Raw data:
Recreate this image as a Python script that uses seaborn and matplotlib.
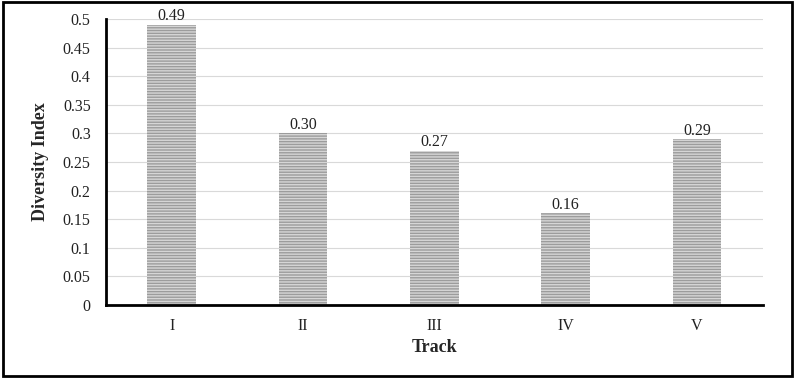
import matplotlib
matplotlib.use('Agg')
import matplotlib.pyplot as plt
import seaborn as sns
import pandas as pd
from matplotlib.patches import Rectangle

# data
tracks = ['I', 'II', 'III', 'IV', 'V']
diversity = [0.49, 0.30, 0.27, 0.16, 0.29]
bar_labels = ['0.49', '0.30', '0.27', '0.16', '0.29']

df = pd.DataFrame({'Track': tracks, 'Diversity Index': diversity})

sns.set_style('white')
plt.rcParams['font.family'] = ['Liberation Serif', 'DejaVu Serif']
plt.rcParams['hatch.color'] = '#d6d6d6'
plt.rcParams['hatch.linewidth'] = 1.0

fig = plt.figure(figsize=(7.97, 3.78), dpi=100)
ax = fig.add_axes([0.133, 0.193, 0.824, 0.757])

sns.barplot(data=df, x='Track', y='Diversity Index', ax=ax, color='#9c9c9c',
            width=0.37, saturation=1)
for p in ax.patches:
    p.set_hatch('------')
    p.set_edgecolor('#d6d6d6')
    p.set_linewidth(0)

for p, lab in zip(ax.patches, bar_labels):
    ax.text(p.get_x() + p.get_width() / 2, p.get_height() + 0.001, lab,
            ha='center', va='bottom', fontsize=11.5, color='#222222')

ax.set_ylim(0, 0.5)
ax.set_yticks([i * 0.05 for i in range(11)])
ax.set_yticklabels(['0', '0.05', '0.1', '0.15', '0.2', '0.25', '0.3', '0.35',
                    '0.4', '0.45', '0.5'])
ax.yaxis.grid(True, color='#d9d9d9', linewidth=0.8)
ax.set_axisbelow(True)
ax.tick_params(axis='both', length=0, labelsize=11.5, colors='#222222')
ax.tick_params(axis='y', pad=11)
ax.tick_params(axis='x', pad=9)

for s in ['top', 'right']:
    ax.spines[s].set_visible(False)
for s in ['left', 'bottom']:
    ax.spines[s].set_color('black')
    ax.spines[s].set_linewidth(2)

ax.set_xlabel('Track', fontsize=13, fontweight='bold', labelpad=4)
ax.set_ylabel('Diversity Index', fontsize=13, fontweight='bold', labelpad=10)

fig.patches.append(Rectangle((0.004, 0.006), 0.99, 0.988, transform=fig.transFigure,
                             fill=False, edgecolor='black', linewidth=2))

fig.savefig('out.png', dpi=100)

What to produce: Strip out the pictures and quote the remaining data word for word.

Expected output:
Recreate this image as a Python script that uses seaborn and matplotlib.
import matplotlib
matplotlib.use('Agg')
import matplotlib.pyplot as plt
import seaborn as sns
import pandas as pd
from matplotlib.patches import Rectangle

# data
tracks = ['I', 'II', 'III', 'IV', 'V']
diversity = [0.49, 0.30, 0.27, 0.16, 0.29]
bar_labels = ['0.49', '0.30', '0.27', '0.16', '0.29']

df = pd.DataFrame({'Track': tracks, 'Diversity Index': diversity})

sns.set_style('white')
plt.rcParams['font.family'] = ['Liberation Serif', 'DejaVu Serif']
plt.rcParams['hatch.color'] = '#d6d6d6'
plt.rcParams['hatch.linewidth'] = 1.0

fig = plt.figure(figsize=(7.97, 3.78), dpi=100)
ax = fig.add_axes([0.133, 0.193, 0.824, 0.757])

sns.barplot(data=df, x='Track', y='Diversity Index', ax=ax, color='#9c9c9c',
            width=0.37, saturation=1)
for p in ax.patches:
    p.set_hatch('------')
    p.set_edgecolor('#d6d6d6')
    p.set_linewidth(0)

for p, lab in zip(ax.patches, bar_labels):
    ax.text(p.get_x() + p.get_width() / 2, p.get_height() + 0.001, lab,
            ha='center', va='bottom', fontsize=11.5, color='#222222')

ax.set_ylim(0, 0.5)
ax.set_yticks([i * 0.05 for i in range(11)])
ax.set_yticklabels(['0', '0.05', '0.1', '0.15', '0.2', '0.25', '0.3', '0.35',
                    '0.4', '0.45', '0.5'])
ax.yaxis.grid(True, color='#d9d9d9', linewidth=0.8)
ax.set_axisbelow(True)
ax.tick_params(axis='both', length=0, labelsize=11.5, colors='#222222')
ax.tick_params(axis='y', pad=11)
ax.tick_params(axis='x', pad=9)

for s in ['top', 'right']:
    ax.spines[s].set_visible(False)
for s in ['left', 'bottom']:
    ax.spines[s].set_color('black')
    ax.spines[s].set_linewidth(2)

ax.set_xlabel('Track', fontsize=13, fontweight='bold', labelpad=4)
ax.set_ylabel('Diversity Index', fontsize=13, fontweight='bold', labelpad=10)

fig.patches.append(Rectangle((0.004, 0.006), 0.99, 0.988, transform=fig.transFigure,
                             fill=False, edgecolor='black', linewidth=2))

fig.savefig('out.png', dpi=100)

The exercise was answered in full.